Speaker
Description
The High-Luminosity upgrade of the Large Hadron Collider (HL-LHC) will increase luminosity and the number of events by an order of magnitude, demanding more concurrent processing. Event processing is trivially parallel, but metadata handling is more complex and breaks that parallelism. However, correct and reliable in-file metadata is crucial for all workflows of the experiment, enabling tasks such as job configuration, decoding trigger information, and keeping track of event selection. Therefore, ATLAS is enhancing its current in-file metadata system to support metadata creation and propagation in more robust ways. This talk presents developments in the areas of the evolution of storage technology for metadata and the redesign of metadata tools.

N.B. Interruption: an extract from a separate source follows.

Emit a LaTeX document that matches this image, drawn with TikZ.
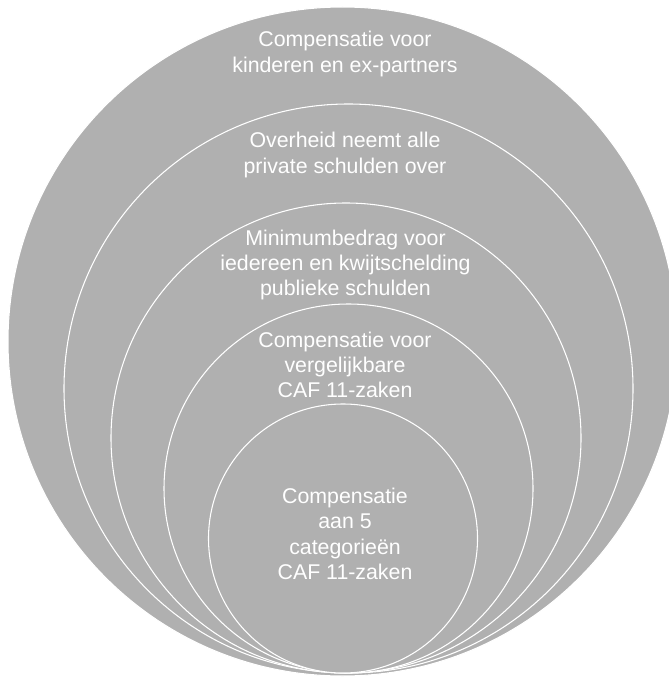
\documentclass[tikz,border=0pt]{standalone}
\usepackage{fontspec}
\setmainfont{Liberation Sans}
\usetikzlibrary{positioning}
\definecolor{ringgray}{RGB}{176,176,176}

\begin{document}
\begin{tikzpicture}[
    x=0.75pt, y=-0.75pt,
    ring/.style={circle, draw=white, line width=0.8pt, fill=ringgray, inner sep=0pt},
    ringtext/.style={text=white, align=center, font=\fontsize{16}{19}\selectfont}
]
\useasboundingbox (0,0) rectangle (668,677);
\fill[white] (0,0) rectangle (668,677);

% Rings, largest first
\node[ring, minimum size=501.75pt] (ring1) at (342.5,341.5) {};
\node[ring, minimum size=426.75pt] (ring2) at (348.5,388.5) {};
\node[ring, minimum size=352.5pt] (ring3) at (346,438) {};
\node[ring, minimum size=276.75pt] (ring4) at (348.5,488.5) {};
\node[ring, minimum size=201.75pt] (ring5) at (343,538.5) {};

% Texts
\node[ringtext] (text1) at (345,54) {Compensatie voor\\kinderen en ex-partners};
\node[ringtext] (text2) at (345,155) {Overheid neemt alle\\private schulden over};
\node[ringtext] (text3) at (345.5,265) {Minimumbedrag voor\\iedereen en kwijtschelding\\publieke schulden};
\node[ringtext] (text4) at (345,365) {Compensatie voor\\vergelijkbare\\CAF 11-zaken};
\node[ringtext] (text5) at (345,534) {Compensatie\\aan 5\\categorieën\\CAF 11-zaken};

\end{tikzpicture}
\end{document}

Firstly, we delve into the investigation of storage technologies tailored for in-file metadata payload, exploring advancements in the ROOT framework, used for storing data collected by the ATLAS experiment. Not only will this work allow ATLAS to utilize modern storage containers (such as RNTuple) for event and metadata, but the goal is to enhance performance and enable seamless handling of metadata. We also discuss whether a challenging process of merging metadata objects could be performed generically, e.g. using RNTuple features.
Furthermore, we introduce a novel approach to metadata tools by developing dual-mode functionality. Such tools, offering both creation and propagation capabilities, improve maintainability and facilitate handling in workflows making use of shared I/O functionality. This work also enables investigation of metadata propagation outside of event processing.